Preparato a un ascolto che già vedo come una espiazione di tutte le mie colpe recenti e non, scopro sin dalle prime note dell’Intro che Mosaik di metal ha ben poco.
Tirato un sospiro di sollievo e messe di nuovo le colpe in lista d’attesa per l’espiazione, comincio contro ogni pronostico a farmi trascinare dalle atmosfere dell’album: la proposta dei Frames è interamente strumentale, radicata in territori post-rock e shoegaze, con qualche costruzione ritmica che si concede alle sonorità più estreme che inizialmente tanto temevo ma anche tanti raffinatissimi timbri di pianoforti ed archi, melodie sempre piene di gusto e un’attitudine progressiva che ha il merito di non sconfinare mai nel tecnicismo gratuito.

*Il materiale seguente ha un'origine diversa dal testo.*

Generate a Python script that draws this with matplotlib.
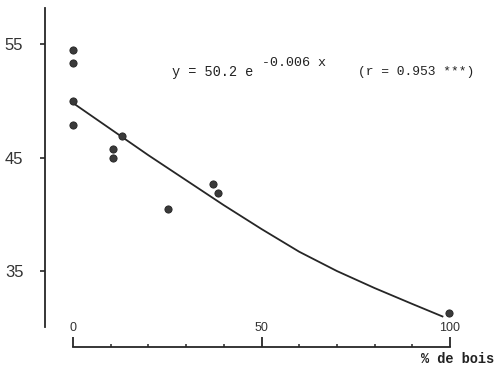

L’intreccio di sonorità ha un equilibrio eccellente: coesistono fra loro le chitarre liquide dei la Durutti Column, le ritmiche asciutte dei God Machine, le dilatazioni malinconiche dei Mogwai.
I quattro di Hannover hanno la grande capacità di non annoiare mai nonostante l’assenza del cantato e la notevole lunghezza dei singoli brani, alternando momenti puramente rock ad altri che sconfinano quasi nella musica da film e mantenendo sempre una compattezza stilistica impeccabile.
Bene anche la qualità di registrazione.